Le tout numérique n’a pas sa place en France

Le tout numérique n’est de toute façon pas près de s’imposer dans le système scolaire en France car il existe des formes de régulation qui l’en empêchent. « Le rêve positiviste d’une école qui serait entièrement numérique fait face à la résistance des enseignants qui savent que ce qui se joue dans la relation physique maître-élève est infiniment supérieur à la transmission d’un cours », assure Antonin Cois, conseiller en stratégie et développement des organisations de l’ESS et des politiques publiques. La norme de l’école reste donc celle du présentiel car il s’agit d’« un lieu de développement de valeurs sociales indispensables à la construction d’une société démocratique ». Selon lui, la question pertinente à poser est plutôt celle de savoir si les investissements dans la transformation numérique des écoles sont bien positionnés. « Les investissements doivent poser la question du contenu pédagogique, être orientés vers les familles les moins dotées selon une logique de proportionnalité et, enfin, être accompagnés d’une formation quant à la capacité de les utiliser. »

Bien penser l’hybridation

Si le tout-numérique n’a pas la cote, l’hybridation est à retenir car elle potentialise certaines formes de créativité, « mais sous garantie d’équilibre (80 % en présentiel, 20 % à distance) », estime Guillaume Faburel. Un point de vue que partage Antonin Cois : « L’évolution des outils numériques permet d’exploiter pleinement les capacités documentaires, l’accès à des sources hors de portée de l’école et les capacités collaboratives favorisant l’intelligence collective. » L’hybridation aide aussi à repenser les frontières de l’école. La mise à disposition de robots de téléprésence par le ministère de l’Éducation nationale ou encore le programme éducatif Savanturiers, qui initie les élèves aux méthodes et concepts de divers champs d’investigation scientifiques grâce aux outils numériques, en sont des exemples. « Ces approches permettent d’abolir le temps et les frontières et d’utiliser le numérique pour enrichir les temps de présence à l’école », analyse Antonin Cois.

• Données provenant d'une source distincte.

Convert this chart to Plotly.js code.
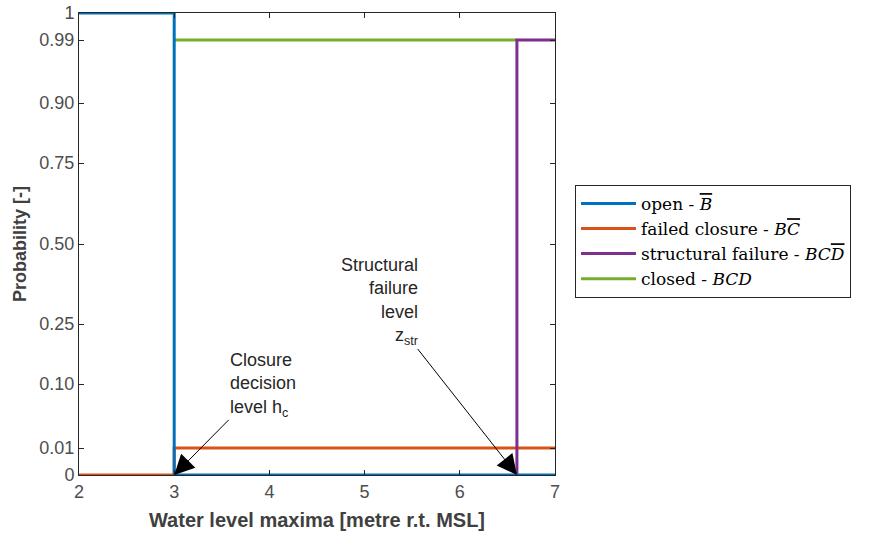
<!DOCTYPE html>
<html><head><meta charset="utf-8">
<script src="https://cdn.plot.ly/plotly-3.0.1.min.js"></script>
<style>html,body{margin:0;padding:0;background:#fff}#plot{width:870px;height:534px}</style>
</head><body><div id="plot"></div>
<script>
// Probability scale (non-linear axis): tick probabilities, their labels and their axis positions
const probTicks = [0, 0.01, 0.10, 0.25, 0.50, 0.75, 0.90, 0.99, 1];
const probLabels = ['0', '0.01', '0.10', '0.25', '0.50', '0.75', '0.90', '0.99', '1'];
const probScale = [0, 27, 91, 151, 231, 312, 372, 435, 462];

// Series (step lines): water level x and probability y
const openX = [2, 3, 3, 7];
const openP = [1, 1, 0, 0];
const failedX = [2, 3, 3, 7];
const failedP = [0, 0, 0.01, 0.01];
const structX = [6.6, 6.6, 7];
const structP = [0, 0.99, 0.99];
const closedX = [3, 6.6];
const closedP = [0.99, 0.99];

const xTicks = [2, 3, 4, 5, 6, 7];
const hcLevel = 3, zstrLevel = 6.6;

function pmap(p) {
  for (let i = 0; i < probTicks.length - 1; i++) {
    if (p <= probTicks[i + 1]) {
      const t = (p - probTicks[i]) / (probTicks[i + 1] - probTicks[i]);
      return probScale[i] + t * (probScale[i + 1] - probScale[i]);
    }
  }
  return probScale[probScale.length - 1];
}

const ov = s => '<span style="text-decoration:overline">' + s + '</span>';
const serif = {family: 'DejaVu Serif, Liberation Serif, serif', size: 17, color: '#000'};
const sans = 'Liberation Sans, Arial, sans-serif';

const traces = [
  {x: failedX, y: failedP.map(pmap), name: 'failed closure - <i>B</i>' + '<i>' + ov('C') + '</i>', line: {color: '#D95319', width: 3}, legendrank: 2},
  {x: closedX, y: closedP.map(pmap), name: 'closed - <i>BCD</i>', line: {color: '#77AC30', width: 3}, legendrank: 4},
  {x: structX, y: structP.map(pmap), name: 'structural failure - <i>BC</i>' + '<i>' + ov('D') + '</i>', line: {color: '#7E2F8E', width: 3}, legendrank: 3},
  {x: openX, y: openP.map(pmap), name: 'open - <i>' + ov('B') + '</i>', line: {color: '#0072BD', width: 3}, legendrank: 1}
].map(t => Object.assign({type: 'scatter', mode: 'lines', hoverinfo: 'skip', cliponaxis: false}, t));

const axisCommon = {
  showline: true, linecolor: '#262626', linewidth: 1, mirror: 'ticks',
  ticks: 'inside', ticklen: 5, tickcolor: '#262626', showgrid: false, zeroline: false,
  tickfont: {family: sans, size: 18, color: '#4d4d4d'}
};

const layout = {
  width: 870, height: 534,
  margin: {l: 79, r: 315, t: 13, b: 59},
  paper_bgcolor: '#fff', plot_bgcolor: '#fff',
  showlegend: true,
  xaxis: Object.assign({}, axisCommon, {
    range: [2, 7], tickvals: xTicks, ticktext: xTicks.map(String),
    title: {text: '<b>Water level maxima [metre r.t. MSL]</b>', standoff: 12,
      font: {family: sans, size: 20, color: '#404040'}}
  }),
  yaxis: Object.assign({}, axisCommon, {
    range: [0, 462], tickvals: probScale, ticktext: probLabels,
    title: {text: '<b>Probability [-]</b>', standoff: 8,
      font: {family: sans, size: 18, color: '#404040'}}
  }),
  legend: {
    x: 1.042, xanchor: 'left', y: 0.628, yanchor: 'top',
    bgcolor: '#fff', bordercolor: '#262626', borderwidth: 1,
    font: serif, tracegroupgap: 0, itemwidth: 55
  },
  annotations: [
    {x: hcLevel, y: pmap(0), xref: 'x', yref: 'y', ax: 89, ay: -90,
     text: 'Closure<br>decision<br>level h<sub>c</sub>', align: 'left',
     showarrow: true, arrowhead: 2, arrowsize: 4, arrowwidth: 1, arrowcolor: '#000',
     font: {family: sans, size: 18, color: '#262626'}},
    {x: zstrLevel, y: pmap(0), xref: 'x', yref: 'y', ax: -137, ay: -174,
     text: 'Structural<br>failure<br>level<br>z<sub>str</sub>', align: 'right',
     showarrow: true, arrowhead: 2, arrowsize: 4, arrowwidth: 1, arrowcolor: '#000',
     font: {family: sans, size: 18, color: '#262626'}}
  ]
};

Plotly.newPlot('plot', traces, layout, {displayModeBar: false, staticPlot: true});
</script></body></html>
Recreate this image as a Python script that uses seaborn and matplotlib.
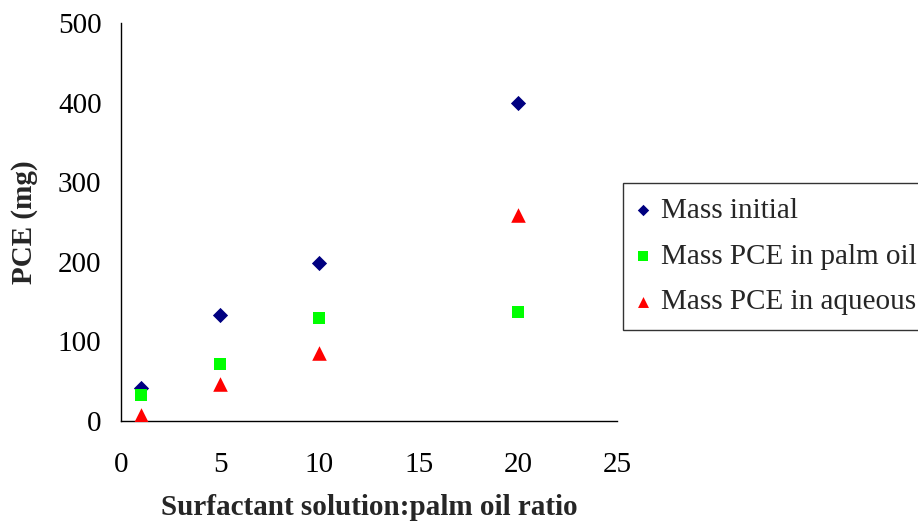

Respecter le « principe de parcimonie »

Du côté de l’usage que l’on fait du numérique éducatif, le principe de parcimonie doit primer. Les outils proposés doivent donc servir la conduite des objectifs de l’école. La société MOBiDYS, qui co-élabore avec des orthophonistes et des enseignants des livres numériques adaptés aux DYS, est un bon exemple d’usage parcimonieux du numérique. La solution s’inscrit en complémentarité avec les manuels scolaires physiques tout en ne perturbant pas la classe. « Puisqu’elle contribue à gommer les situations de handicap, elle permet également au professeur de se concentrer sur son métier, c’est-à-dire faire classe avec toute la classe », précise Antonin Cois.

Les EdTech ne doivent pas être hors-sol

En matière de pédagogie numérique, les enseignants doivent rester au centre de la conception des outils. « La régulation du marché doit être assurée par la force publique et les acteurs EdTech eux-mêmes afin que ces derniers puissent répondre aux enjeux éducatifs. Il s’agit de mobiliser tous les espaces pour faire se rencontrer différents acteurs de l’éducation et, ainsi, maintenir la liberté pédagogique des enseignants », souligne Antonin Cois. Il estime que l’un des moyens d’y parvenir serait de s’inspirer des modèles de l’économie sociale et solidaire en matière de gouvernance démocratique des organisations : « Plus une organisation mobilise l’expertise des parties prenantes auxquelles elle s’adresse, moins elle prend le risque de la déconnexion. »

S’appuyer sur les projets éducatifs locaux

Un usage citoyen du numérique implique de réduire les écarts de ressources. L’école peut s’appuyer sur des expertises croisées des acteurs de terrain afin d’avoir connaissance des difficultés existantes localement en matière d’équipement et de besoins numériques. « Il existe un cadre propice qui n’est jamais mobilisé : les projets éducatifs locaux. Ce sont des feuilles de route partagées et construites à l’échelle municipale avec l’association de tous les acteurs éducatifs. Il serait efficace d’en faire un axe obligatoire des projets éducatifs car c’est un levier permettant de résorber la fracture numérique et de faire vivre les alliances éducatives à l’échelle des territoires », conclut Antonin Cois.